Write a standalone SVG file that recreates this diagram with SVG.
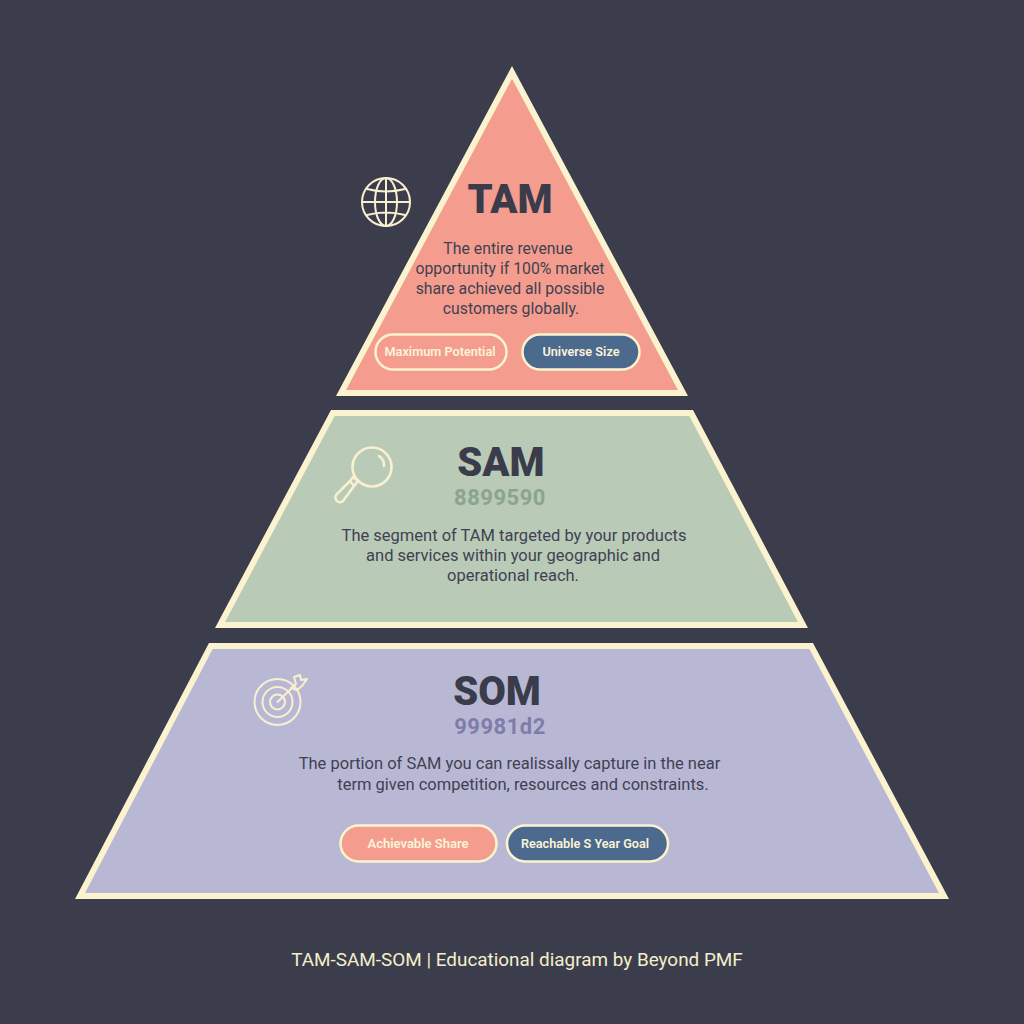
<svg xmlns="http://www.w3.org/2000/svg" width="1024" height="1024" viewBox="0 0 1024 1024">
<style>
.tier{stroke:#fbf3cf;stroke-width:6;stroke-linejoin:miter}
.title{font-family:Roboto,"Liberation Sans",sans-serif;font-weight:900;font-size:40px;fill:#3a3c4c;text-anchor:middle}
.sub{font-family:Roboto,"Liberation Sans",sans-serif;font-weight:700;font-size:22px;letter-spacing:0.500px;text-anchor:middle}
.body{font-family:Roboto,"Liberation Sans",sans-serif;font-size:16.500px;fill:#3f4152;text-anchor:middle}
.tambody{font-size:15.800px}
.pill{stroke:#fbf3cf;stroke-width:2.500}
.pilltext{font-family:Roboto,"Liberation Sans",sans-serif;font-weight:600;font-size:12.700px;fill:#fdf3d8;text-anchor:middle}
.icon{fill:none;stroke:#f9f0cf;stroke-width:2;stroke-linecap:round;stroke-linejoin:round}
.foot{font-family:Roboto,"Liberation Sans",sans-serif;font-size:18.900px;fill:#f5eecb;text-anchor:middle}
</style>
<rect width="1024" height="1024" fill="#3b3d4c"/>
<g id="som">
<polygon class="tier" points="210.800,646 811.200,646 944,896 80,896" fill="#b9b8d4"/>
<text class="title" x="497" y="705">SOM</text>
<text class="sub" x="500" y="734" fill="#7f7cab">99981d2</text>
<text class="body" x="509.500" y="769">The portion of SAM you can realissally capture in the near</text>
<text class="body" x="523" y="790">term given competition, resources and constraints.</text>
<rect class="pill" x="340.500" y="825.500" width="156" height="36" rx="18" fill="#f49d8e"/>
<text class="pilltext" x="418" y="848" style="font-size:13px">Achievable Share</text>
<rect class="pill" x="507" y="825.500" width="161" height="36" rx="18" fill="#4c6a8d"/>
<text class="pilltext" x="585" y="848">Reachable S Year Goal</text>
<g id="som-icon" class="icon">
<circle cx="277.500" cy="702" r="23"/>
<circle cx="277.500" cy="702" r="15"/>
<circle cx="277.500" cy="702" r="7.500"/>
<path d="M277.500 702L296 684M296 684L294 677L300 675L301 680L307 679L302 686L297 690L291 688Z"/>
</g>
</g>
<g id="sam">
<polygon class="tier" points="332.800,413 691.200,413 803,625 220,625" fill="#b9cab7"/>
<text class="title" x="501" y="476">SAM</text>
<text class="sub" x="500" y="505" fill="#8ba48e">8899590</text>
<text class="body" x="514" y="541">The segment of TAM targeted by your products</text>
<text class="body" x="513" y="561">and services within your geographic and</text>
<text class="body" x="513" y="581">operational reach.</text>
<g id="sam-icon" class="icon" style="stroke-width:2.600">
<circle cx="372" cy="467" r="19.500"/>
<path d="M379 456A11 11 0 0 1 384 466"/>
<path d="M358 481L353 477L350 481L354 486ZM350 481L337 494A4 4 0 0 0 343 501L354 486"/>
</g>
</g>
<g id="tam">
<polygon class="tier" points="512,72.400 683,393 341,393" fill="#f49d8f"/>
<text class="title" x="510" y="213">TAM</text>
<text class="body tambody" x="508" y="254">The entire revenue</text>
<text class="body tambody" x="510" y="274">opportunity if 100% market</text>
<text class="body tambody" x="510" y="294">share achieved all possible</text>
<text class="body tambody" x="511" y="314">customers globally.</text>
<rect class="pill" x="375.500" y="334.500" width="131" height="35" rx="17.500" fill="#f49d8f"/>
<text class="pilltext" x="440" y="356">Maximum Potential</text>
<rect class="pill" x="522.500" y="334.500" width="117" height="35" rx="17.500" fill="#4c6a8d"/>
<text class="pilltext" x="581" y="356">Universe Size</text>
</g>
<g id="tam-icon" class="icon">
<circle cx="386" cy="202" r="24"/>
<ellipse cx="386" cy="202" rx="11" ry="24"/>
<path d="M386 178V226M362 202H410M367 189Q386 194 405 189M367 215Q386 210 405 215"/>
</g>
<text id="footer" class="foot" x="517" y="966">TAM-SAM-SOM | Educational diagram by Beyond PMF</text>
</svg>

→ What the task requires
Locate the lines above that hold the word "diagram". Show every one of them.

→ Full output
Write a standalone SVG file that recreates this diagram with SVG.
<text id="footer" class="foot" x="517" y="966">TAM-SAM-SOM | Educational diagram by Beyond PMF</text>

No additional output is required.